COLLECTED DATA:
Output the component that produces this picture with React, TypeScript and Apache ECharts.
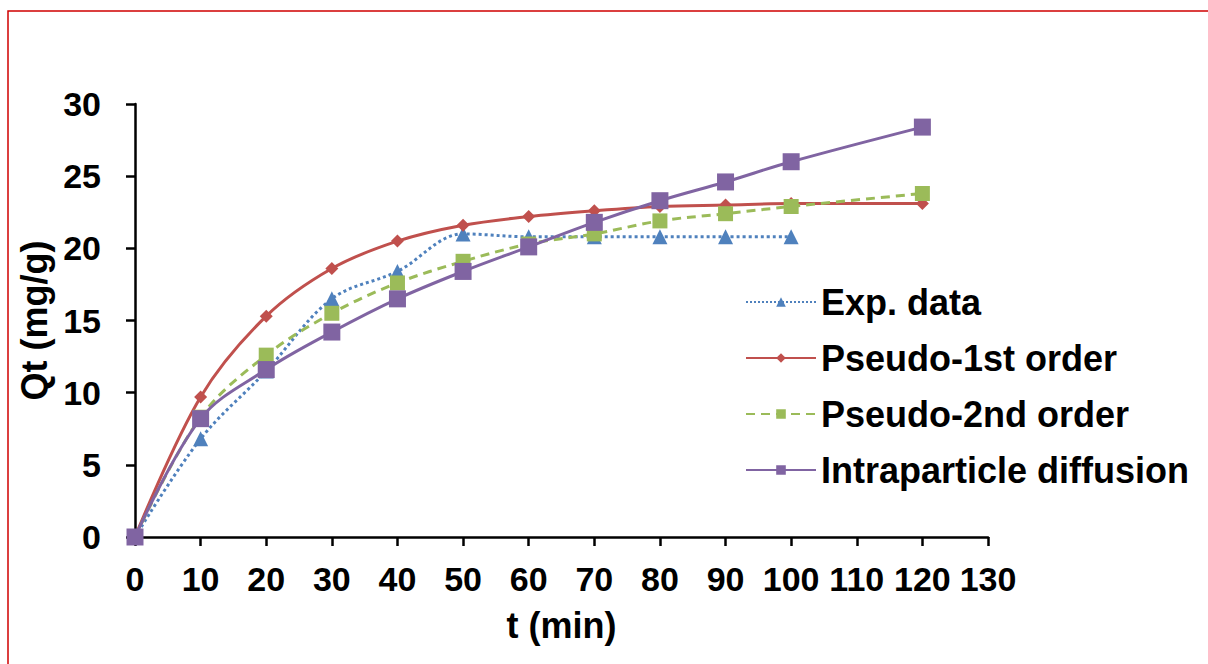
import React, { useEffect, useRef } from "react";
import * as echarts from "echarts";

const times = [0, 10, 20, 30, 40, 50, 60, 70, 80, 90, 100, 120];
const expTimes = [0, 10, 20, 30, 40, 50, 60, 70, 80, 90, 100];
const expData = [0, 6.8, 11.5, 16.5, 18.4, 21.0, 20.8, 20.8, 20.8, 20.8, 20.8];
const pseudo1 = [0, 9.7, 15.3, 18.6, 20.5, 21.6, 22.2, 22.6, 22.9, 23.0, 23.1, 23.1];
const pseudo2 = [0, 8.3, 12.6, 15.5, 17.6, 19.1, 20.3, 21.0, 21.9, 22.4, 22.9, 23.8];
const intra = [0, 8.2, 11.6, 14.2, 16.5, 18.4, 20.1, 21.8, 23.3, 24.6, 26.0, 28.4];

const seriesNames = ["Exp. data", "Pseudo-1st order", "Pseudo-2nd order", "Intraparticle diffusion"];
const colors = ["#4F81BD", "#C0504D", "#9BBB59", "#8064A2"];

const FONT = "'Liberation Sans', Arial, sans-serif";

function pairs(xs: number[], ys: number[]) {
  return xs.map((x, i) => [x, ys[i]]);
}

export default function App() {
  const ref = useRef<HTMLDivElement>(null);
  useEffect(() => {
    document.body.style.margin = "0";
    const chart = echarts.init(ref.current!, null, { renderer: "svg" });
    const axisLine = { lineStyle: { color: "#000", width: 2.5 } };
    const axisTick = { show: true, length: 9, lineStyle: { color: "#000", width: 2.5 } };
    chart.setOption({
      animation: false,
      backgroundColor: "#fff",
      grid: { left: 135, right: 220, top: 104, bottom: 127, containLabel: false },
      graphic: [
        {
          type: "rect",
          shape: { x: 8, y: 11, width: 1300, height: 700 },
          style: { fill: "none", stroke: "#D00000", lineWidth: 1.5 },
          silent: true,
        },
      ],
      xAxis: {
        type: "value",
        min: 0,
        max: 130,
        interval: 10,
        name: "t (min)",
        nameLocation: "middle",
        nameGap: 70,
        nameTextStyle: { fontFamily: FONT, fontWeight: "bold", fontSize: 36, color: "#000" },
        axisLine,
        axisTick,
        splitLine: { show: false },
        axisLabel: { fontFamily: FONT, fontWeight: "bold", fontSize: 34, color: "#000", margin: 25 },
      },
      yAxis: {
        type: "value",
        min: 0,
        max: 30,
        interval: 5,
        name: "Qt (mg/g)",
        nameLocation: "middle",
        nameGap: 79,
        nameRotate: 90,
        nameTextStyle: { fontFamily: FONT, fontWeight: "bold", fontSize: 36, color: "#000" },
        axisLine: { show: true, ...axisLine },
        axisTick,
        splitLine: { show: false },
        axisLabel: { fontFamily: FONT, fontWeight: "bold", fontSize: 34, color: "#000", margin: 34 },
      },
      legend: {
        orient: "vertical",
        left: 740,
        top: 279,
        itemWidth: 70,
        itemHeight: 12,
        itemGap: 20,
        textStyle: { fontFamily: FONT, fontWeight: "bold", fontSize: 36, color: "#000", lineHeight: 36 },
        data: seriesNames,
      },
      series: [
        {
          name: seriesNames[0],
          type: "line",
          data: pairs(expTimes, expData),
          smooth: 0.35,
          symbol: "triangle",
          symbolSize: 15,
          itemStyle: { color: colors[0] },
          lineStyle: { color: colors[0], width: 3, type: "dotted" },
          z: 2,
        },
        {
          name: seriesNames[1],
          type: "line",
          data: pairs(times, pseudo1),
          smooth: 0.35,
          symbol: "diamond",
          symbolSize: 13,
          itemStyle: { color: colors[1] },
          lineStyle: { color: colors[1], width: 3 },
          z: 3,
        },
        {
          name: seriesNames[2],
          type: "line",
          data: pairs(times, pseudo2),
          smooth: 0.35,
          symbol: "rect",
          symbolSize: 15,
          itemStyle: { color: colors[2] },
          lineStyle: { color: colors[2], width: 3, type: [9, 6] },
          z: 4,
        },
        {
          name: seriesNames[3],
          type: "line",
          data: pairs(times, intra),
          smooth: 0.35,
          symbol: "rect",
          symbolSize: 17,
          itemStyle: { color: colors[3] },
          lineStyle: { color: colors[3], width: 3 },
          z: 5,
        },
      ],
    });
    return () => chart.dispose();
  }, []);
  return <div ref={ref} style={{ width: 1208, height: 664 }} />;
}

WORK REQUIRED: Set every line down exactly as written, leaving each picture out.

PROBLEM SOLUTION:
Output the component that produces this picture with React, TypeScript and Apache ECharts.
import React, { useEffect, useRef } from "react";
import * as echarts from "echarts";

const times = [0, 10, 20, 30, 40, 50, 60, 70, 80, 90, 100, 120];
const expTimes = [0, 10, 20, 30, 40, 50, 60, 70, 80, 90, 100];
const expData = [0, 6.8, 11.5, 16.5, 18.4, 21.0, 20.8, 20.8, 20.8, 20.8, 20.8];
const pseudo1 = [0, 9.7, 15.3, 18.6, 20.5, 21.6, 22.2, 22.6, 22.9, 23.0, 23.1, 23.1];
const pseudo2 = [0, 8.3, 12.6, 15.5, 17.6, 19.1, 20.3, 21.0, 21.9, 22.4, 22.9, 23.8];
const intra = [0, 8.2, 11.6, 14.2, 16.5, 18.4, 20.1, 21.8, 23.3, 24.6, 26.0, 28.4];

const seriesNames = ["Exp. data", "Pseudo-1st order", "Pseudo-2nd order", "Intraparticle diffusion"];
const colors = ["#4F81BD", "#C0504D", "#9BBB59", "#8064A2"];

const FONT = "'Liberation Sans', Arial, sans-serif";

function pairs(xs: number[], ys: number[]) {
  return xs.map((x, i) => [x, ys[i]]);
}

export default function App() {
  const ref = useRef<HTMLDivElement>(null);
  useEffect(() => {
    document.body.style.margin = "0";
    const chart = echarts.init(ref.current!, null, { renderer: "svg" });
    const axisLine = { lineStyle: { color: "#000", width: 2.5 } };
    const axisTick = { show: true, length: 9, lineStyle: { color: "#000", width: 2.5 } };
    chart.setOption({
      animation: false,
      backgroundColor: "#fff",
      grid: { left: 135, right: 220, top: 104, bottom: 127, containLabel: false },
      graphic: [
        {
          type: "rect",
          shape: { x: 8, y: 11, width: 1300, height: 700 },
          style: { fill: "none", stroke: "#D00000", lineWidth: 1.5 },
          silent: true,
        },
      ],
      xAxis: {
        type: "value",
        min: 0,
        max: 130,
        interval: 10,
        name: "t (min)",
        nameLocation: "middle",
        nameGap: 70,
        nameTextStyle: { fontFamily: FONT, fontWeight: "bold", fontSize: 36, color: "#000" },
        axisLine,
        axisTick,
        splitLine: { show: false },
        axisLabel: { fontFamily: FONT, fontWeight: "bold", fontSize: 34, color: "#000", margin: 25 },
      },
      yAxis: {
        type: "value",
        min: 0,
        max: 30,
        interval: 5,
        name: "Qt (mg/g)",
        nameLocation: "middle",
        nameGap: 79,
        nameRotate: 90,
        nameTextStyle: { fontFamily: FONT, fontWeight: "bold", fontSize: 36, color: "#000" },
        axisLine: { show: true, ...axisLine },
        axisTick,
        splitLine: { show: false },
        axisLabel: { fontFamily: FONT, fontWeight: "bold", fontSize: 34, color: "#000", margin: 34 },
      },
      legend: {
        orient: "vertical",
        left: 740,
        top: 279,
        itemWidth: 70,
        itemHeight: 12,
        itemGap: 20,
        textStyle: { fontFamily: FONT, fontWeight: "bold", fontSize: 36, color: "#000", lineHeight: 36 },
        data: seriesNames,
      },
      series: [
        {
          name: seriesNames[0],
          type: "line",
          data: pairs(expTimes, expData),
          smooth: 0.35,
          symbol: "triangle",
          symbolSize: 15,
          itemStyle: { color: colors[0] },
          lineStyle: { color: colors[0], width: 3, type: "dotted" },
          z: 2,
        },
        {
          name: seriesNames[1],
          type: "line",
          data: pairs(times, pseudo1),
          smooth: 0.35,
          symbol: "diamond",
          symbolSize: 13,
          itemStyle: { color: colors[1] },
          lineStyle: { color: colors[1], width: 3 },
          z: 3,
        },
        {
          name: seriesNames[2],
          type: "line",
          data: pairs(times, pseudo2),
          smooth: 0.35,
          symbol: "rect",
          symbolSize: 15,
          itemStyle: { color: colors[2] },
          lineStyle: { color: colors[2], width: 3, type: [9, 6] },
          z: 4,
        },
        {
          name: seriesNames[3],
          type: "line",
          data: pairs(times, intra),
          smooth: 0.35,
          symbol: "rect",
          symbolSize: 17,
          itemStyle: { color: colors[3] },
          lineStyle: { color: colors[3], width: 3 },
          z: 5,
        },
      ],
    });
    return () => chart.dispose();
  }, []);
  return <div ref={ref} style={{ width: 1208, height: 664 }} />;
}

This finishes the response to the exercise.